VIII. Inverse Condemnation

In its seventh issue,[12] the City asserts that the trial courts do not have subject matter jurisdiction over one of Appellees’ inverse condemnation claims because it is merely a restatement of Appellees’ breach of contract claims.[13] Appellees respond that the City’s breach of the Development Agreement is only one of the factors to consider in determining the merits of their inverse condemnation claim. In this regard, Appellees’ second amended petition alleges that the City’s actions constitute a taking in violation of article 1, section 17 of the Texas constitution because “the City has deprived [Appellees] of their reasonable investment backed expectations (depriving [Appellees] of reasonable use and enjoyment of the Property)” and that Appellees “had a reasonable expectation that the recreation center and parking spaces would be developed in accordance with the Development Agreement, regulating plan, preliminary plat and TIF documents.”[14]

“To establish a takings claim under Article I, section 17, the claimant must show that a governmental actor acted intentionally to take or damage property for a public use.” State v. Holland, 221 S.W.3d 639, 643 (Tex. 2007). “When the government acts pursuant to colorable contract rights, it lacks the necessary intent to take under its eminent-domain powers and thus retains its immunity from suit.” Id. Thus, a plaintiff may not recast a breach of contract claim against a governmental entity as one for inverse condemnation. See id. at 643–44. In this case, however, Appellees have not merely recast their breach of contract claim as one for inverse condemnation.

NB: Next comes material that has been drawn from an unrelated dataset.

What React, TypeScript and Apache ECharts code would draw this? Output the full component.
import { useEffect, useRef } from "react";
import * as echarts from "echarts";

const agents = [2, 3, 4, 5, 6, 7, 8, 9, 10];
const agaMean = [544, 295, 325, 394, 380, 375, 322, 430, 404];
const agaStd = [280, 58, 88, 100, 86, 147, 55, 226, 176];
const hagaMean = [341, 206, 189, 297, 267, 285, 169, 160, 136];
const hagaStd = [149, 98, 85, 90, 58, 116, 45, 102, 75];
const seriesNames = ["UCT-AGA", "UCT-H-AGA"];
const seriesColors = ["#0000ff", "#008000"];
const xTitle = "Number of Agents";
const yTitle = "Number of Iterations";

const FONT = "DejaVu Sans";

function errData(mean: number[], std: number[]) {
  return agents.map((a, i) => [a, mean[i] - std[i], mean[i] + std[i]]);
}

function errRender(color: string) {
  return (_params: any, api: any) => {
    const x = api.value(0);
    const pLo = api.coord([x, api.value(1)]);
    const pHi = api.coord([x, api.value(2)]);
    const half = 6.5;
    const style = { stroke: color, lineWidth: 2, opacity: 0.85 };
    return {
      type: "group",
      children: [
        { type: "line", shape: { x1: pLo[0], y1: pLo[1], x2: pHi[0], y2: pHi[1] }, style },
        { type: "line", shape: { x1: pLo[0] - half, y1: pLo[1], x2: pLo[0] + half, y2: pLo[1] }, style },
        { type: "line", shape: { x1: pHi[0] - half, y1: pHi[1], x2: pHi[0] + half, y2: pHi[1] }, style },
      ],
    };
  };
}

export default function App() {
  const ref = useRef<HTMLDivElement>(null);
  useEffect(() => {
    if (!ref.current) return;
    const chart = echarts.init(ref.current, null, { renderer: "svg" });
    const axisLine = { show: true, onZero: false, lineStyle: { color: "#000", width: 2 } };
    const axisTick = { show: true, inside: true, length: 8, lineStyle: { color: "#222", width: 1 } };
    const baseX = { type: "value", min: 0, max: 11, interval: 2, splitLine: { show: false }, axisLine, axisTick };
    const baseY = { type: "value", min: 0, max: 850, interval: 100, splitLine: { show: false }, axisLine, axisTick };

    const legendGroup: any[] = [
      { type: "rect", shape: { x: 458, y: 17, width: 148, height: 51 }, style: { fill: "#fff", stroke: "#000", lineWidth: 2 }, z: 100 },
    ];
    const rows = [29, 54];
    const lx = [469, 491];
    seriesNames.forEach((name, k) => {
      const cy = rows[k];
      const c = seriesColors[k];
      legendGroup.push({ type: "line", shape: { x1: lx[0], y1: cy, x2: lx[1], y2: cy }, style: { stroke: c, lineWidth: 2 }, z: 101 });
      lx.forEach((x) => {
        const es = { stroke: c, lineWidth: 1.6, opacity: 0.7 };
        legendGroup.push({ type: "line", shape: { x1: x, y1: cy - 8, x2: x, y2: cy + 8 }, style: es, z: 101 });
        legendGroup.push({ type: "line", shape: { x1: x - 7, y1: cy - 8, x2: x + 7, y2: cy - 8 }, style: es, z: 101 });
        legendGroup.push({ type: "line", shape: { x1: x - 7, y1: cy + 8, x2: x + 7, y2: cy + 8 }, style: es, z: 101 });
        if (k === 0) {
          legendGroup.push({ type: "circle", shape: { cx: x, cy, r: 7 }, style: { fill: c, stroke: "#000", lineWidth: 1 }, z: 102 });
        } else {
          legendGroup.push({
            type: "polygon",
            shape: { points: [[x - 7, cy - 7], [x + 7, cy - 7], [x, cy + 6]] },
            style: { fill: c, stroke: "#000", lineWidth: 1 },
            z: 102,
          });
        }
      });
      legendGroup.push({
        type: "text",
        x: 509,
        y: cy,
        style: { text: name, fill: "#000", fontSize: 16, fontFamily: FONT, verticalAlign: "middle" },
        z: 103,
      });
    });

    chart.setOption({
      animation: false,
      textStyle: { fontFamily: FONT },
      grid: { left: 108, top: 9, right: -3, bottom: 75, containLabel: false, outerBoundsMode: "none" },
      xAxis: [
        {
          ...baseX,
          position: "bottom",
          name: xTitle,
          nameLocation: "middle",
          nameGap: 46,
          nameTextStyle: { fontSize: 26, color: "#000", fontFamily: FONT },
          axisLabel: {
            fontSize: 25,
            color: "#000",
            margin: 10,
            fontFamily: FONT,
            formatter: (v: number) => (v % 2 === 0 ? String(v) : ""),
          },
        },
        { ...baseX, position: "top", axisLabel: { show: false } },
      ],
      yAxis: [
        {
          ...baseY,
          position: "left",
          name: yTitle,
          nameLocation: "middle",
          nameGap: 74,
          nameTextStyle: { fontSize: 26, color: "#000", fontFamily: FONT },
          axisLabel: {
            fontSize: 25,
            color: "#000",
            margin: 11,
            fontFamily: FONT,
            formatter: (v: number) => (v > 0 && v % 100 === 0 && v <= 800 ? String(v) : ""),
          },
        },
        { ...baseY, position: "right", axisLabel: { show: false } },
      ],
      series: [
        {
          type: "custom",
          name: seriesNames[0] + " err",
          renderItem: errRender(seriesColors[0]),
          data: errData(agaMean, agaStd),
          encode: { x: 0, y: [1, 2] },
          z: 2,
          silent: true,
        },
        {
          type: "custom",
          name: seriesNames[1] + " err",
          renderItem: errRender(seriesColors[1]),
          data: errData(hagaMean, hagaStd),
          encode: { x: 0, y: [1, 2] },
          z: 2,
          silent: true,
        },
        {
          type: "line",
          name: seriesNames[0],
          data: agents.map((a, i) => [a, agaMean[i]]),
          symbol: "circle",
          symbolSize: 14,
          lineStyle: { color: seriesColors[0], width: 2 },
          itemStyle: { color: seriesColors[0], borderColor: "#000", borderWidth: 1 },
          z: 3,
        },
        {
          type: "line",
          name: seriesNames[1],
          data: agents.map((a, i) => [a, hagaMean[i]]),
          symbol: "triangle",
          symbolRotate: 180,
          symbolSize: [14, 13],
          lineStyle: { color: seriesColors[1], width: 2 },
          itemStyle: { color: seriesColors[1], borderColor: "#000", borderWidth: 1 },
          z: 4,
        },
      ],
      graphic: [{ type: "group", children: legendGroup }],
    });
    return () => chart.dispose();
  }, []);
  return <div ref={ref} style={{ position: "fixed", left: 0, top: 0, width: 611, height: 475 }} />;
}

“[A] restriction in the permissible uses of property or a diminution in its value, resulting from regulatory action within the government’s police power, may or may not be a compensable taking.” Sheffield Dev. Co., Inc. v. City of Glenn Heights, 140 S.W.3d 660, 670 (Tex. 2004) (citing Taub v. City of Deer Park, 882 S.W.2d 824, 826 (Tex. 1994)). Although some are, “not every regulation is a compensable taking.” Id. “[W]hether [a] regulation has gone ‘too far’ and become too much like a physical taking for which the constitution requires compensation requires a careful analysis of how the regulation affects the balance between the public’s interest and that of private landowners.” Id. at 671–72. To make this determination, courts consider “(1) ‘the economic impact of the regulation on the claimant’; (2) ‘the extent to which the regulation has interfered with distinct investment-backed expectations’; and (3) ‘the character of the governmental action.’” Id. at 672 (quoting Connolly v. Pension Benefits Guar. Corp., 475 U.S. 211, 225, 106 S. Ct. 1018, 1026 (1986)).

Appellees cite City of San Antonio v. El Dorado Amusement Co. to support their contention that the City’s breach of the Development Agreement is only one factor in evaluating the merits of their inverse condemnation claim. See 195 S.W.3d 238, 246–47 (Tex. App.—San Antonio 2006, pet. denied). There, El Dorado offered evidence that it had profitably operated a business for several years before the city amended the zoning regulation to prohibit the sale of alcohol on the premises and that the rezoning significantly impaired its ability to operate its business. Id. The court held that a compensable regulatory taking resulted from the city’s rezoning because the evidence supported “a finding that the enactment of the rezoning ordinance had a severe economic impact on El Dorado’s business and unreasonably interfered with El Dorado’s investment-backed expectations.” Id. at 247; see also City of Carrolton v. McPhee, 05-08-01018-CV, 2009 WL 2596145, at *2 (Tex. App.—Dallas Aug. 25, 2009, no pet.) (mem. op.) (affirming denial of plea to jurisdiction and holding pleadings sufficiently alleged regulatory taking).

Here, Appellees allege that the City deprived them of their reasonable investment-backed expectations, and they contend that they had a reasonable expectation—based on seventy-percent of the development being constructed in accordance with the zoning, plats, building permits, Development Agreement, and TIF financing documents and all of which having been in place for several years—that the recreation center and parking spaces would be developed in accordance with those documents. These allegations are sufficient to allege a regulatory taking that unreasonably interfered with Appellees’ investment-backed expectations. See El Dorado, 195 S.W.3d at 246–47; McPhee, 2009 WL 2596145, at *2. While the City’s alleged breach of the Development Agreement, standing alone, cannot form the basis of an inverse condemnation claim because it would be nothing more than a recasting of Appellees’ breach of contract claim, see Holland, 221 S.W.3d at 643–44, Appellees reference the Development Agreement as only one evidentiary factor to consider in determining whether the City’s actions as a whole constitute a regulatory taking. See El Dorado, 195 S.W.3d at 246–47; McPhee, 2009 WL 2596145, at *2. We therefore overrule the City’s seventh issue.

* * *

See: http://www.2ndcoa.courts.state.tx.us/opinions/htmlopinion.asp?OpinionId=22267

Outcome: Having overruled the City’s first, second, fifth, and seventh issues, we affirm in part the trial courts’ denials of the City’s partial pleas to the jurisdiction. Having sustained the City’s third issue and part of the City’s fourth issue, we reverse in part the trial courts’ orders denying the City’s pleas to the jurisdiction. We dismiss for lack of subject matter jurisdiction (1) Appellees’ request for a declaration in both the Urban Partners suit and the Arcadia suit “that the City violated the regulating plan, Development Agreement, TIF Plan and plats in relocating the recreation center site without obtaining [Appellees’] consent”; (2) Appellees’ request for a declaration in the Urban Partners suit “that the City did not comply with its ordinances and state statute in denying the SUP applications”; and (3) Appellees’ requests for attorney’s fees for prosecuting these requests for judicial declarations.